Recently, we hosted a regional championship Jack Russell trials, complete with agility, go-to-ground, races, conformation, and some other classes. A glaring omission in the prize list was a class for obedience—what a surprise! The Jacks are the nightmare of every dog school instructor, and perhaps the accepted fact that they “don’t train well” is one of the reasons for the popularity that they enjoy with horse people.

After all, when you spend all day schooling horses, you have little energy left to train the dog. If the dog is known to be virtually untrainable, you can shrug, sigh, and apologize for his unruly behavior while feeling confident that everyone understands that things are beyond your control.

One positive feature is the “easy handling,” which allows you to carry, transport, wash, and hide in hotel rooms this little dog, which will wake up the whole hotel with his sharp barking if the spirit moves him.
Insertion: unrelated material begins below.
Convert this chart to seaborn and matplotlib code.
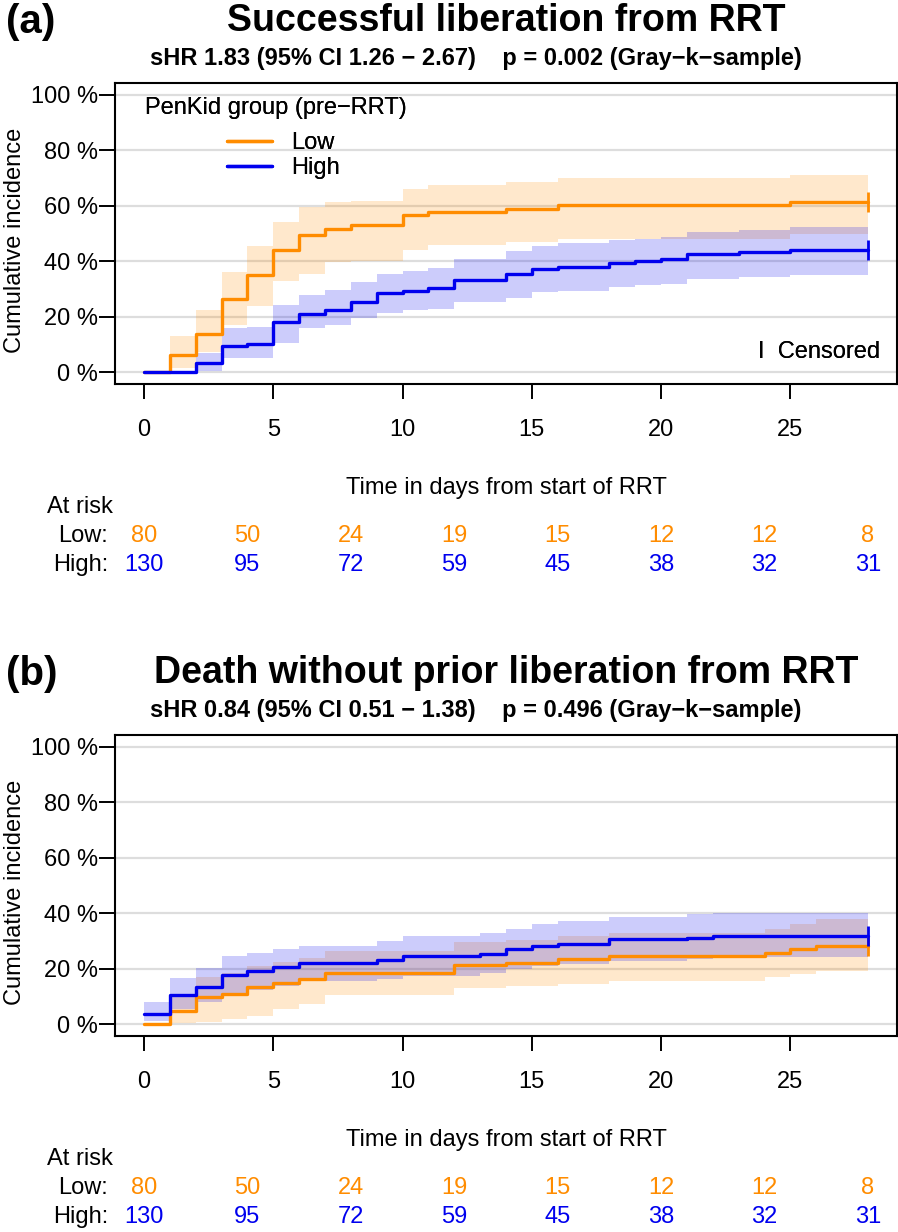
import numpy as np
import pandas as pd
import matplotlib
matplotlib.use("Agg")
import matplotlib.pyplot as plt
import matplotlib.transforms as mtransforms
import seaborn as sns

# ---- data ----
days = list(range(29))

# (a) successful liberation from RRT, cumulative incidence in %
lib_low = [0, 6.4, 14.0, 26.6, 35.2, 43.9, 49.3, 51.7, 52.9, 52.9, 56.5, 57.7, 57.7, 57.7,
           58.9, 58.9, 60.1, 60.1, 60.1, 60.1, 60.1, 60.1, 60.1, 60.1, 60.1, 61.2, 61.2, 61.2, 61.2]
lib_low_lo = [0, 1.5, 7.5, 17.0, 24.0, 32.8, 35.5, 39.6, 40.0, 40.0, 44.2, 46.0, 46.0, 46.0,
              47.0, 47.0, 48.0, 48.0, 48.0, 48.0, 48.0, 48.0, 48.0, 48.0, 48.0, 50.0, 50.0, 50.0, 50.0]
lib_low_hi = [0, 13.0, 22.4, 36.1, 45.4, 54.0, 59.4, 61.5, 61.8, 61.8, 66.0, 67.5, 67.5, 67.5,
              68.7, 68.7, 70.0, 70.0, 70.0, 70.0, 70.0, 70.0, 70.0, 70.0, 70.0, 71.0, 71.0, 71.0, 71.0]
lib_high = [0, 0, 3.5, 9.5, 10.3, 18.1, 21.1, 22.4, 25.2, 28.6, 29.4, 30.4, 33.4, 33.4,
            35.4, 37.2, 37.9, 37.9, 39.4, 40.2, 40.9, 42.6, 42.6, 43.2, 43.2, 44.2, 44.2, 44.2, 44.2]
lib_high_lo = [0, 0, 0.5, 5.3, 5.3, 10.7, 16.0, 17.0, 19.5, 21.5, 22.3, 23.0, 25.4, 25.4,
               26.8, 28.8, 29.2, 29.2, 30.8, 31.5, 32.0, 33.6, 33.6, 34.4, 34.4, 35.2, 35.2, 35.2, 35.2]
lib_high_hi = [0, 0, 7.1, 16.0, 16.3, 24.4, 28.0, 29.8, 32.4, 35.5, 36.5, 37.5, 41.0, 41.0,
               43.6, 45.4, 46.6, 46.6, 47.8, 48.2, 48.9, 50.7, 50.7, 51.3, 51.3, 52.5, 52.5, 52.5, 52.5]

# (b) death without prior liberation from RRT
dth_low = [0, 4.8, 9.8, 11.1, 13.5, 15.0, 16.2, 18.6, 18.6, 18.6, 18.6, 18.6, 21.3, 21.3,
           22.1, 22.1, 23.6, 23.6, 24.6, 24.6, 24.6, 24.6, 24.6, 24.6, 25.8, 27.2, 28.4, 28.4, 28.4]
dth_low_lo = [0, 0.5, 1.0, 2.0, 3.0, 5.5, 7.5, 10.5, 10.5, 10.5, 10.5, 10.5, 13.2, 13.2,
              13.8, 13.8, 14.6, 14.6, 15.8, 15.8, 15.8, 15.8, 15.8, 15.8, 17.0, 18.0, 19.2, 19.2, 19.2]
dth_low_hi = [0, 10.5, 17.0, 18.5, 21.0, 22.5, 24.0, 26.5, 26.5, 26.5, 26.5, 26.5, 29.5, 29.5,
              30.5, 30.5, 32.0, 32.0, 33.0, 33.0, 33.0, 33.0, 33.0, 33.0, 34.5, 36.0, 37.8, 37.8, 37.8]
dth_high = [3.6, 10.5, 13.5, 17.7, 19.2, 20.7, 22.2, 22.2, 22.2, 23.1, 24.6, 24.6, 24.6, 25.5,
            27.0, 28.4, 29.0, 29.0, 30.6, 30.6, 30.6, 31.2, 32.0, 32.0, 32.0, 32.0, 32.0, 32.0, 32.0]
dth_high_lo = [1.2, 5.5, 8.2, 11.0, 12.5, 14.0, 15.5, 15.5, 15.5, 16.3, 17.5, 17.5, 17.5, 18.5,
               19.8, 21.0, 21.6, 21.6, 23.0, 23.0, 23.0, 23.5, 24.2, 24.2, 24.2, 24.2, 24.2, 24.2, 24.2]
dth_high_hi = [8.0, 16.8, 20.4, 24.6, 25.8, 27.0, 28.2, 28.2, 28.2, 30.0, 31.8, 31.8, 31.8, 32.8,
               34.4, 36.0, 37.2, 37.2, 38.6, 38.6, 38.6, 39.6, 40.2, 40.2, 40.2, 40.2, 40.2, 40.2, 40.2]

risk_days = [0, 4, 8, 12, 16, 20, 24, 28]
risk_low = [80, 50, 24, 19, 15, 12, 12, 8]
risk_high = [130, 95, 72, 59, 45, 38, 32, 31]

titles = ["Successful liberation from RRT", "Death without prior liberation from RRT"]
subtitles = ["sHR 1.83 (95% CI 1.26 \u2212 2.67)    p = 0.002 (Gray\u2212k\u2212sample)",
             "sHR 0.84 (95% CI 0.51 \u2212 1.38)    p = 0.496 (Gray\u2212k\u2212sample)"]
tags = ["(a)", "(b)"]

ORANGE = "#FF8C00"
BLUE = "#0000EE"
W, H = 898, 1232
FS = 17

sns.set_style("white")
plt.rcParams["font.family"] = ["Liberation Sans", "DejaVu Sans"]
plt.rcParams["text.color"] = "black"
plt.rcParams["xtick.color"] = "black"
plt.rcParams["ytick.color"] = "black"
plt.rcParams["axes.labelcolor"] = "black"

fig = plt.figure(figsize=(W / 100, H / 100), dpi=100)


def fx(px):
    return px / W


def fy(py):
    return 1 - py / H


def draw_panel(k, off, low, low_lo, low_hi, high, high_lo, high_hi):
    top = 83 + off
    ax = fig.add_axes([fx(115), fy(top + 301), fx(782), 301 / H])

    def axc(px, py):
        return (px - 115) / 782, (top + 301 - py) / 301

    ax.fill_between(days, low_lo, low_hi, step="post", color=ORANGE, alpha=0.2, lw=0, zorder=1)
    ax.fill_between(days, high_lo, high_hi, step="post", color=BLUE, alpha=0.2, lw=0, zorder=1)

    df = pd.DataFrame({"day": days * 2, "ci": low + high,
                       "group": ["Low"] * len(days) + ["High"] * len(days)})
    sns.lineplot(data=df, x="day", y="ci", hue="group", hue_order=["Low", "High"],
                 palette={"Low": ORANGE, "High": BLUE}, estimator=None,
                 drawstyle="steps-post", lw=2.4, ax=ax, zorder=3)
    # censoring marks at end of follow-up
    ax.plot([days[-1]], [low[-1]], marker="|", ms=14, mew=2, color=ORANGE, zorder=4)
    ax.plot([days[-1]], [high[-1]], marker="|", ms=14, mew=2, color=BLUE, zorder=4)

    ax.set_xlim(-1.12, 29.12)
    ax.set_ylim(-4.16, 104.16)
    ax.set_xticks([0, 5, 10, 15, 20, 25])
    ax.set_yticks([0, 20, 40, 60, 80, 100])
    ax.set_yticklabels([f"{v} %" for v in [0, 20, 40, 60, 80, 100]])
    ax.yaxis.grid(True, color="#dddddd", lw=1.6)
    ax.set_axisbelow(True)
    ax.tick_params(axis="x", length=11, width=1.4, pad=14, labelsize=FS, direction="out")
    ax.tick_params(axis="y", length=11.5, width=1.4, pad=1, labelsize=FS, direction="out")
    ax.tick_params(bottom=True, left=True)
    ax.set_xlabel("")
    ax.set_ylabel("")
    for s in ax.spines.values():
        s.set_color("black")
        s.set_linewidth(1.5)

    handles, labels = ax.get_legend_handles_labels()
    ax.legend(handles[:2], labels[:2], loc="upper left", bbox_to_anchor=axc(227, 132),
              frameon=False, fontsize=FS, handlelength=1.9, handletextpad=0.8,
              labelspacing=0.12, borderpad=0, borderaxespad=0)
    ax.text(*axc(145, 108), "PenKid group (pre\u2212RRT)", transform=ax.transAxes,
            ha="left", va="center", fontsize=FS)
    ax.text(*axc(880, 352), "I  Censored", transform=ax.transAxes,
            ha="right", va="center", fontsize=FS)

    # titles
    fig.text(fx(6), fy(22 + off), tags[k], ha="left", va="center", fontsize=29, fontweight="bold")
    fig.text(fx(506), fy(21 + off), titles[k], ha="center", va="center", fontsize=27, fontweight="bold")
    fig.text(fx(476), fy(59 + off), subtitles[k], ha="center", va="center", fontsize=FS, fontweight="bold")
    fig.text(fx(15), fy(240 + off), "Cumulative incidence", rotation=90, ha="center", va="center", fontsize=FS)
    fig.text(fx(506), fy(488 + off), "Time in days from start of RRT", ha="center", va="center", fontsize=FS)

    # number at risk
    tr = mtransforms.blended_transform_factory(ax.transData, fig.transFigure)
    fig.text(fx(47), fy(507 + off), "At risk", ha="left", va="center", fontsize=FS)
    fig.text(fx(108), fy(536 + off), "Low:", ha="right", va="center", fontsize=FS)
    fig.text(fx(108), fy(565 + off), "High:", ha="right", va="center", fontsize=FS)
    for d, nl, nh in zip(risk_days, risk_low, risk_high):
        ax.text(d, fy(536 + off), str(nl), transform=tr, ha="center", va="center",
                fontsize=FS, color=ORANGE, clip_on=False)
        ax.text(d, fy(565 + off), str(nh), transform=tr, ha="center", va="center",
                fontsize=FS, color=BLUE, clip_on=False)


draw_panel(0, 0, lib_low, lib_low_lo, lib_low_hi, lib_high, lib_high_lo, lib_high_hi)
draw_panel(1, 652, dth_low, dth_low_lo, dth_low_hi, dth_high, dth_high_lo, dth_high_hi)

fig.savefig("out.png", dpi=100)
The Jacks always stray where they aren’t supposed to be at horse shows, but they rarely get in trouble (although you do). They have a sixth sense about horses and appear to know from birth how to avoid being flattened by their hooves, even while in hot pursuit of game.

A good hunting Jack—which is 99 percent of them—is far better than a cat as a deterrent for rats, since they waste no time playing games. They just carry on like little killing machines, displaying the most ardent bloodthirst and pure joy in hunting. They may look sweet and innocent curled up on the couch, but you can see your little pooch get up, stretch, yawn and say to himself, “Well, I think I’ll go kill something.”

 

Everything but Boring

A few years ago, I ran into a man at Dressage at Devon in Pennsylvania who was posted next to a cage with four Jack Russell puppies. All our relatives and friends had at least one by then, so I wasn’t interested, but I had a German girl with me who went all aflame and ran to call her parents about the possibilities of becoming owned by a Jack Russell.

While she was away, the man with the puppies asked me, “Don’t you want a puppy?”

“Absolutely not,” I said, “I can’t stand them.”

The man hesitated, then leaned closer to me and whispered, “Neither can I. These belong to my wife.”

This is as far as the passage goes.